What lies beneath the surface on Mars is anybody’s guess, although there have been some tantalizing hints. Data compiled from previous trips to the planet by the Viking and Pathfinder missions reveal that it is an inhospitable, parched planet blanketed by red dust. But previous probes have shown that the soil looks very different from red dust, leaving more questions than answers.

In the first weeks of exploration the two rovers detected a site with soil rich in hematite, an iron ore typically formed in the presence of water, that is a prime wheel-trenching target.

“By going deeper into the soil we don’t know what to expect,” says Sullivan. “One hypothesis, based on previous detections of a crusted soil, is that minute amounts of water known to be in the atmosphere have interacted with the soil over a very long period to give it cohesion.”

There is a consensus among scientists that the Martian soils consist partly of very fine-grained particles, in the two- to three-micron range, and should behave similar to fine-particle deposits found closer to home. The biggest difference, of course, is that there is no water on Mars.

“On Earth, it is how these very fine particles interact with water that gives them a wide range of characteristics,” Stewart explains. “On Mars they will behave like dry powders in many cases.”

In early February, Stewart and Sullivan were still anxiously waiting for the trenching tests to begin. Software glitches with Spirit, the first rover to touch down in January at the Gusev Crater site, resulted in communications problems that pushed back all tests. The two men acknowledged that their experiments are low on the list of mission priorities but were nonetheless disappointed when a scheduled trenching test using Spirit was postponed.

“They are preparing for some long drives by the rovers, taking trips that can’t be simulated in a research facility, so other scientific endeavors will have to wait,” said Sullivan, who was spending time at JPL during the mission as a member of the science team. In addition to the wheel experiments, Sullivan has an operations role involving the evaluation of data collected by the rovers’ pan-cam and microscopic imager tools.

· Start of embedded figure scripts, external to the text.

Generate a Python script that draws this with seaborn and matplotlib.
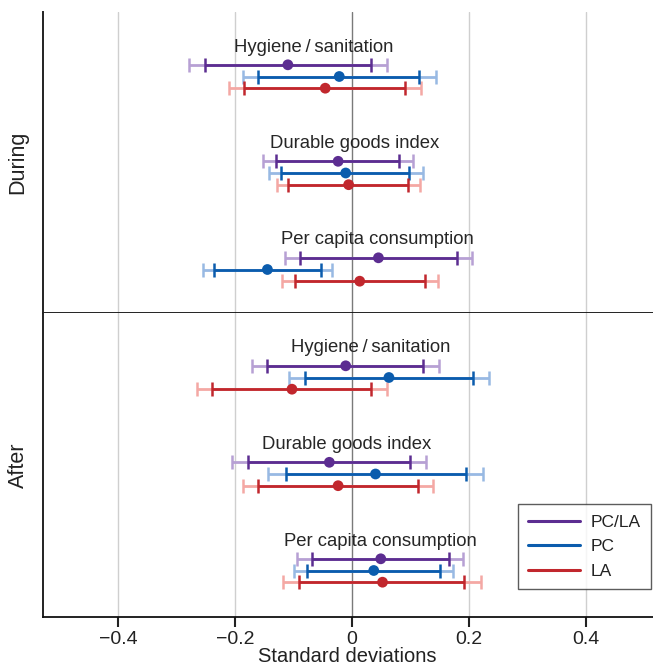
import numpy as np
import pandas as pd
import matplotlib
matplotlib.use("Agg")
import matplotlib.pyplot as plt
import seaborn as sns
from matplotlib.lines import Line2D

# ---------------- data ----------------
periods = ["During", "After"]
outcomes = ["Hygiene\u2009/\u2009sanitation", "Durable goods index", "Per capita consumption"]
series = ["PC/LA", "PC", "LA"]

# rows = outcome, cols = series (PC/LA, PC, LA)
during_est = [[-0.110, -0.022, -0.046], [-0.024, -0.011, -0.006], [0.045, -0.145, 0.013]]
during_lo90 = [[-0.252, -0.161, -0.185], [-0.131, -0.122, -0.109], [-0.090, -0.236, -0.098]]
during_hi90 = [[0.033, 0.115, 0.090], [0.081, 0.098, 0.095], [0.179, -0.053, 0.125]]
during_lo95 = [[-0.279, -0.187, -0.211], [-0.152, -0.142, -0.129], [-0.115, -0.255, -0.120]]
during_hi95 = [[0.060, 0.143, 0.118], [0.104, 0.121, 0.117], [0.205, -0.034, 0.147]]

after_est = [[-0.011, 0.063, -0.103], [-0.039, 0.040, -0.024], [0.049, 0.037, 0.052]]
after_lo90 = [[-0.146, -0.081, -0.240], [-0.178, -0.114, -0.161], [-0.069, -0.077, -0.091]]
after_hi90 = [[0.121, 0.207, 0.033], [0.099, 0.195, 0.113], [0.166, 0.151, 0.192]]
after_lo95 = [[-0.172, -0.108, -0.266], [-0.205, -0.144, -0.187], [-0.094, -0.100, -0.118]]
after_hi95 = [[0.148, 0.235, 0.060], [0.126, 0.224, 0.139], [0.189, 0.172, 0.221]]

xticks = [-0.4, -0.2, 0, 0.2, 0.4]
xtick_labels = ["\u22120.4", "\u22120.2", "0", "0.2", "0.4"]

# ---------------- styling / layout ----------------
dark = {"PC/LA": "#5C2D91", "PC": "#0B5CAD", "LA": "#C1272D"}
light = {"PC/LA": "#B7A0D4", "PC": "#98B9E3", "LA": "#F4A8A4"}
label_x = {"During": [-0.066, 0.004, 0.044], "After": [0.032, -0.009, 0.049]}

sns.set_theme(style="white")
plt.rcParams["font.family"] = ["Liberation Sans", "DejaVu Sans"]
plt.rcParams["text.color"] = "#222222"

tables = {
    "During": (during_est, during_lo90, during_hi90, during_lo95, during_hi95),
    "After": (after_est, after_lo90, after_hi90, after_lo95, after_hi95),
}
rows = []
for p in periods:
    est, lo90, hi90, lo95, hi95 = tables[p]
    for i, o in enumerate(outcomes):
        for j, s in enumerate(series):
            rows.append(dict(period=p, outcome=o, oi=i, series=s, si=j,
                             est=est[i][j], lo90=lo90[i][j], hi90=hi90[i][j],
                             lo95=lo95[i][j], hi95=hi95[i][j]))
df = pd.DataFrame(rows)

group_gap = 96.5
row_gap = 11.7
first_center = 64.5
label_off = 29.5
df["y"] = first_center + df["oi"] * group_gap + (df["si"] - 1) * row_gap

fig = plt.figure(figsize=(6.53, 6.66), dpi=100)
left, right = 42.5 / 653, 1.0
top_px, mid_px, bot_px = 12, 313, 617
H = 666
ax1 = fig.add_axes([left, 1 - mid_px / H, right - left, (mid_px - top_px) / H])
ax2 = fig.add_axes([left, 1 - bot_px / H, right - left, (bot_px - mid_px) / H], sharex=ax1)
panel_h = {"During": mid_px - top_px, "After": bot_px - mid_px}

for ax, p in zip([ax1, ax2], periods):
    sub = df[df["period"] == p]
    ax.set_xlim(-0.53, 0.515)
    ax.set_ylim(panel_h[p], 0)
    for t in xticks:
        ax.axvline(t, color="#7a7a7a" if t == 0 else "#cfcfcf", lw=1.0, zorder=0)
    for _, r in sub.iterrows():
        ax.errorbar(r["est"], r["y"], xerr=[[r["est"] - r["lo95"]], [r["hi95"] - r["est"]]],
                    fmt="none", ecolor=light[r["series"]], elinewidth=2.0, capsize=4.8,
                    capthick=1.8, zorder=2)
        ax.errorbar(r["est"], r["y"], xerr=[[r["est"] - r["lo90"]], [r["hi90"] - r["est"]]],
                    fmt="none", ecolor=dark[r["series"]], elinewidth=2.0, capsize=4.8,
                    capthick=1.8, zorder=3)
    sns.scatterplot(data=sub, x="est", y="y", hue="series", hue_order=series,
                    palette=dark, s=60, edgecolor="none", legend=False, ax=ax, zorder=4)
    for i, o in enumerate(outcomes):
        ax.text(label_x[p][i], first_center + i * group_gap - label_off, o, ha="center",
                va="center", fontsize=13.3, color="#262626")
    ax.set_yticks([])
    ax.set_ylabel(p, fontsize=15.5, color="#222222", labelpad=10)
    for sp in ["top", "right"]:
        ax.spines[sp].set_visible(False)
    ax.spines["left"].set_color("#222222")
    ax.spines["left"].set_linewidth(1.4)
    ax.spines["bottom"].set_color("#111111")
    ax.spines["bottom"].set_linewidth(1.3)
    ax.set_xlabel("")

ax1.tick_params(axis="x", bottom=False, labelbottom=False)
ax2.set_xticks(xticks)
ax2.set_xticklabels(xtick_labels)
ax2.tick_params(axis="x", bottom=True, length=7.5, width=1.5, color="#222222",
                labelsize=14, labelcolor="#222222", pad=2.5, direction="out")
ax2.set_xlabel("Standard deviations", fontsize=14.5, color="#222222", labelpad=-1)

handles = [Line2D([0], [0], color=dark[s], lw=2.2) for s in series]
leg = ax2.legend(handles, series, loc="lower right", bbox_to_anchor=(1.0, 0.085),
                 frameon=True, fancybox=False, edgecolor="#333333", fontsize=12.5,
                 handlelength=3.0, borderpad=0.6, labelspacing=0.55, handletextpad=0.6,
                 borderaxespad=0.1)
leg.get_frame().set_linewidth(1.0)

fig.savefig("out.png", dpi=100)
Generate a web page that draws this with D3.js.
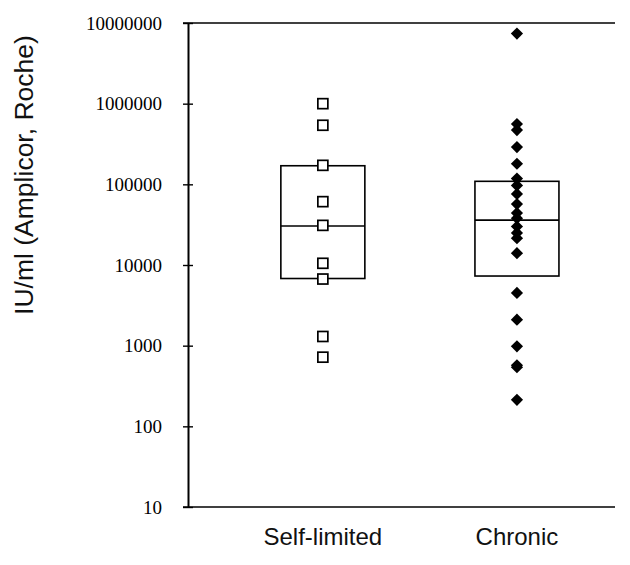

Although Stewart remained on campus, he followed the mission with rapt attention. “I’m watching the daily briefings by NASA and JPL, and I’m getting tons of mail from those working on the project, although I’m still learning the jargon.”

For Stewart, whose specialty tends to keep him focused on terra firma, participating in interplanetary science is a new experience. “I’ve kept my work pretty much confined to Earth,” he says, “until now.”

Location notwithstanding, there are many aspects of this space mission that parallel civil engineering on Earth. “There are lab tests designed to characterize the Martian soil that we do all of the time,” says Stewart. In geotechnical engineering, he explains, it is common practice to evaluate soil for its stress, strain, and strength characteristics and to perform experiments using that soil to interpret the results. “Rob is working on a soil-structure interaction problem, with the structure being a wheel on Mars,” says Stewart.

Sullivan’s previous research has included studying Martian drifts and dunes, Martian avalanches, along with the geology of asteroids and Europa, a moon orbiting Jupiter. A principal investigator for NASA’s Mars Data Analysis Program since 1998, he served as a scientist in the earlier Mars Pathfinder mission. “I have spent my career in planetary geology, and I like moving parts, so this was a unique opportunity that I could not pass up,” he says. Weeks of anticipation finally paid off for Sullivan and Stewart, when the first rover trenching exercise was completed on February 16, fulfilling their hopes to conduct soil experiments during the mission.

NASA decided that Opportunity, which is in the Meridiani Planum region on the opposite side of the planet from Spirit, would be used for the first trenching tests. Opportunity landed in a crater, with bedrock in close proximity, and has sent back intriguing images of layered and pebbled soil deposits.

The single-wheel rover trenching process actually involves a series of complicated maneuvers, conducted by remote control, before and after each step of single-wheel digging in order to coordinate the investigations of each depression and the pile of soil tailings created when the dirt is moved. Sullivan spent many hours at JPL before the landing, working with rover engineers to perfect the complex sequence of digging and rover maneuvers that result in a unique rover “ballet” that gets the job done.

The efforts were worth it. “The resulting trench exceeded our expectations,” says Sullivan, who was at JPL monitoring the test. Opportunity was situated on a slope in a crater, which required some last minute refinements to the trenching sequence. To Sullivan and Stewart’s delight, the entire science team was as fascinated with the result—a trench 20 centimeters wide, over 50 centimeters long, and 9 centimeters deep—as they were. The science team elected to stay two “sols” (Martian days) to study the floor and walls of the trench with the spectrometers on the rover arm. The composition of materials found at the bottom of the trench differs from the composition at the surface.

 “It was very exciting to get the data back,” says Sullivan, “because the characteristics of the trench—how it all really turns out—depends partly on how cooperative Martian soil is. Thorough preparation is important, but if the soil is ‘hard as a rock’ we wouldn’t be able to dig. Fortunately, things turned out well and the science team was thrilled with the result.” Soon after, Spirit’s science team decided to trench and was equally thrilled with the results, also electing to spend two sols to collect data at their trench site. Final analysis of the soil will take awhile, but Sullivan describes the initial observations as revealing cloddy soil along the walls of both trenches and soil that is somewhat brighter at depth than at the surface. Soil compositions on the floors are different from the surface.

Stewart’s and Sullivan’s work in the laboratory at Cornell really are just beginning. “Depending upon what we learn in the laboratory, what we have uncovered could change the intepretation of data collected thus far by the rovers,” says Sullivan. Results from the trenching tests could put a whole new “spin” on what the MER mission reveals about Mars.